Chapters 5 and 6 concern the memorial practices of urban elites and non-elites. Strenga’s book shines as an example of the diversity of sources available for the study urban elites in medieval Livonia. He moves from the cloister, as it were, to the town, focusing on the ways in which memoria had a clear social function among urban elites in Riga and Reval. This was most evident in the merchant guilds in both cities, who also engaged in funding chantries and supporting the relief of the poor as a means to ensure personal salvation and to remember the deceased predecessors of those who were in the guilds.

With Chapter 6, Strenga reconstructs the memoria practices of the non-elite. Siding with the interpretation of Otto Gerhard Oexle, Strenga uses a rich variety of sources to illuminate the experience of those called “non-German” (Undeutsche), engaging the indigenous perspectives on memory and memoria.

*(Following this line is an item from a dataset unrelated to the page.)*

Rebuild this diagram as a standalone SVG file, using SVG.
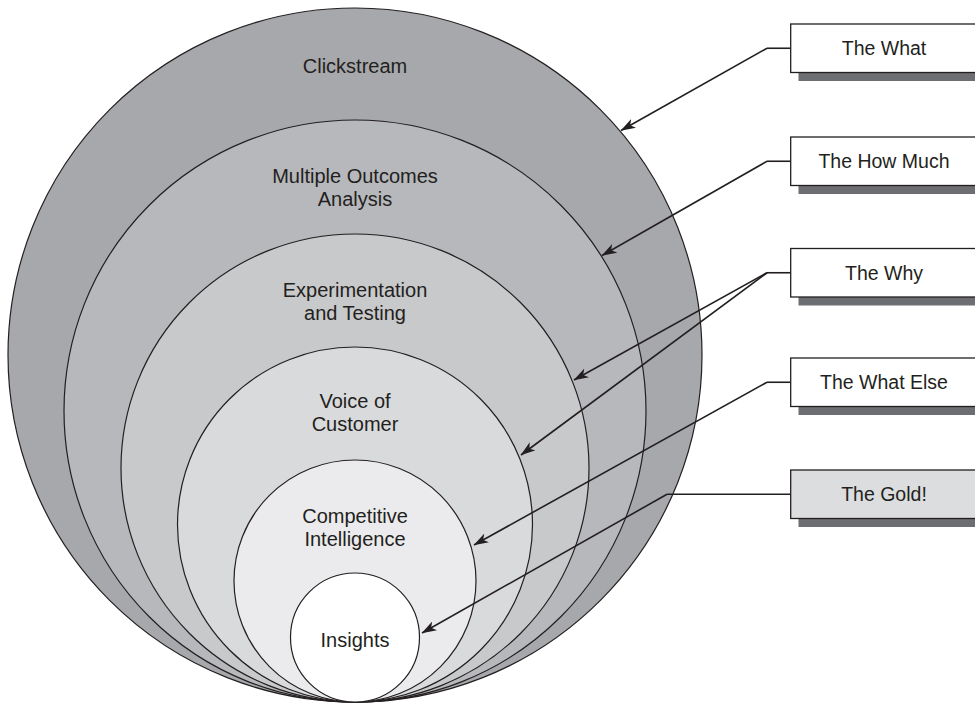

Using books of fines, Strenga shows how even at this level of the urban society in Riga and Reval, commemoration of the dead was an important element in establishing group identity. Through his use of archival sources and unpublished materials Gustavs Strenga does a service to social and urban historians of the Baltic region.

In Chapter 7, Strenga considers the drastic changes brought about by the Reformation in Livonia. Exploring a wide variety of written and visual sources, he highlights how the Reformation did not, in fact, bring an end to memoria and memorial practices. It simply changed the ways in which they were carried out. Strenga shows how the image of Russia and Muscovy in fact united the Teutonic Order and the Church in Riga, serving as a common enemy. With the victory at Lake Smolino in 1502 over the Russians, Livonia became a lieu de mémoire – a site of memory. The strong point of the chapter is the way in which Strenga manages to illustrate the continuities and changes in terms of memoria among the urban elite in Riga and Reval, where it is clear that groups continued to desire to remember their predecessors.

The book’s conclusion is concise, yet comprehensive. The maps and plans of key spaces, such as the Riga Cathedral are extremely useful, as are the images of the grave slabs of several “key players” in the memory landscape of Livonia in the Middle Ages. The appendix, listing German place names and their Latvian and Estonian equivalents, will be of great help to the non-specialist.

As with any study, there are some desiderata. Strenga claims that medieval historians have “intentionally or unintentionally” avoided the use of terms like “collective memory”, but Strenga appears to have overlooked the paper published recently by Sebastian Kubon on the depiction of Lithuanians in the collective memory of the Teutonic Order c. 1400.1 In my opinion, this shows the potential for the future expansions of the topic addressed and outlined in Strenga’s book. The interdisciplinary nature of Strenga’s book makes it very suitable for readings in upper-level undergraduate humanities classes.

Strenga states in the foreword of this book that he “was driven by a curiosity about how groups and societies in the pre-modern past [have] dealt with their memories […] and why the commemorated certain people and events” (p. 13). Through consulting a rich variety of sources (both visual and written), engaging with a broad range of theoretical literature, and providing convincing examples to demonstrate his point, it is the reviewer’s opinion that he has succeeded in fully exploring that main question without getting lost.

Note:
1 Sebastian Kubon, Die Wahrnehmung der Litauer durch den Deutschen Orden um 1400 und die Rolle des kollektiven Gedächtnisses, in: Studia historica Brunensia 66, 2 (2019), pp. 81–92.